I wrack my brains for what it was like ten years ago when I was more their age, when life was easier and the pressure wasn’t so great. I was never a big partier, but I did a bit of sightseeing here and there.
‘It’s nice to be in the warm, but I can’t say I’ve seen a lot of it this time round.’
‘I’m telling you,’ Harper starts, the rim of his glass of whatever perched against the bottom of his lip, ‘he doesn’t leave the hotel until qualifiers. He does yoga in his room!’
Rolling my eyes, I almost groan. Not the yoga thing again. I will probably never live this down.
‘Nothing wrong with yoga,’ Johannes says, and my jaw almost drops. I was prepared for the pair to gang up on me. I imagined I’d spend the next hour – the amount of time I agreed I’d stay out for – being teased. ‘The team trainer is quite big on it. He got me into it last year and it helps me loosen up after being cramped into a cockpit for hours at a time. I got that neck strain last season, d’you remember? Yoga’s what fixed it. Well, it’s what’s prevented me getting it again, anyway. I swear by it now.’
‘Oh, God. You’ll be doing downward dog together before you know it and thenI’llbe forced to join in.’
I snort. I very much doubt that. But it does bring home to me that Harper’s in his first top-category season. He’s never had all these trainers and specialists and professionals trying to micromanage every aspect of his fitness before. He’s also still got the invincibility of youth that makes you sneer at the advice of older people. He hasn’t had any major injuries yet and he hasn’t felt his body let him down. His energy is infectious, though, and I find myself hoping, that for his sake, his arrogant confidence doesn’t lead him to make a reckless decision now that he comes to regret in the future.
God, when did I start caring about Harper James’s future?
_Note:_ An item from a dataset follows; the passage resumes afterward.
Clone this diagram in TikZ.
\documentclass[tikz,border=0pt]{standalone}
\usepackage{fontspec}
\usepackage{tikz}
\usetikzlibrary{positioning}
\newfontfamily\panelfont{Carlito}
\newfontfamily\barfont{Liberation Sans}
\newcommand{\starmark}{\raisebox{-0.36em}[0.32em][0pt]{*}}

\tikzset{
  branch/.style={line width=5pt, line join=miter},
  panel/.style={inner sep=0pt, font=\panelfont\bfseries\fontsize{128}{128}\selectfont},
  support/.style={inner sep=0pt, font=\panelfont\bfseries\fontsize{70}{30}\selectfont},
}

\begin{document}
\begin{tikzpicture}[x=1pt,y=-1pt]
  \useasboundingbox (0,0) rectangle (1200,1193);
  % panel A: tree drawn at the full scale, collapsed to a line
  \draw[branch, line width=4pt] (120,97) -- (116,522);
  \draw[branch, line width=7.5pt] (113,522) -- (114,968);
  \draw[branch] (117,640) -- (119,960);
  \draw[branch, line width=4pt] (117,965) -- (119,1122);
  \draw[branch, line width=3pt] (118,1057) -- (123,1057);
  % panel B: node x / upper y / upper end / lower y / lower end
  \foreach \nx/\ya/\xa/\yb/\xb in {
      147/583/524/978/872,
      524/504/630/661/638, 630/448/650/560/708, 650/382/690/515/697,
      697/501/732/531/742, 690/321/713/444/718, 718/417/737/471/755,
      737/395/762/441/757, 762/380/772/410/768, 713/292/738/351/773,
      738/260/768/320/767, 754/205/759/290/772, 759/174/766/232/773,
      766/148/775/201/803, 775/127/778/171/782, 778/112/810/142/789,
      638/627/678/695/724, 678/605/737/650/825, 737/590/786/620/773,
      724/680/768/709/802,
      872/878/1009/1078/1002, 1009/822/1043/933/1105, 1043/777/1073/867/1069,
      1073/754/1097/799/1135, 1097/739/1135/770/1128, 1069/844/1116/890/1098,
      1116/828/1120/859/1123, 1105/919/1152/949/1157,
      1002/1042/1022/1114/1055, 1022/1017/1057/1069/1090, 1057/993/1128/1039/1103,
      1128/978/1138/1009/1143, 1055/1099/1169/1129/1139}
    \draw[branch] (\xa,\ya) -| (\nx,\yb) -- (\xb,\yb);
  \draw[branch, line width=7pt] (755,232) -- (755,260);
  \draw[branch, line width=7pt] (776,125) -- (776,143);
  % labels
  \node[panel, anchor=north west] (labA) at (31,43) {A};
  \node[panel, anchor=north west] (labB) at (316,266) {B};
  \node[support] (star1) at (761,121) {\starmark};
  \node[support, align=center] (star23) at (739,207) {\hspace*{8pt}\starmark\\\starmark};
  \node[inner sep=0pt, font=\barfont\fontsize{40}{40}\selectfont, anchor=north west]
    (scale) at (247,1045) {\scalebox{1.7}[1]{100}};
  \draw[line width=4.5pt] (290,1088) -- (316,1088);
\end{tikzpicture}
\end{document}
Luckily, Johannes just laughs off Harper’s suggestion and I sink into the booth a little. The time blinks in the corner of the TV screen that’s showing a rugby game. Just fifty more minutes and I’m out of here.
We talk some more about today’s results and about flying to Azerbaijan for the next race. Apparently, it’s one of Johannes’s favourite circuits. Never heard that one before. I didn’t think anyone was a big fan of it. I don’t mind it myself, but it’s too split in half for me to really enjoy it. One side is wide and open, full of beautiful straights where you can push your speed to the max. The other is tight and twisty, full of punishing turns that make you pay for every fractional mistake tenfold. It takes a lot of concentration to flip between these two states. I guess that’s part of the challenge, but it’s not where I feel at my best.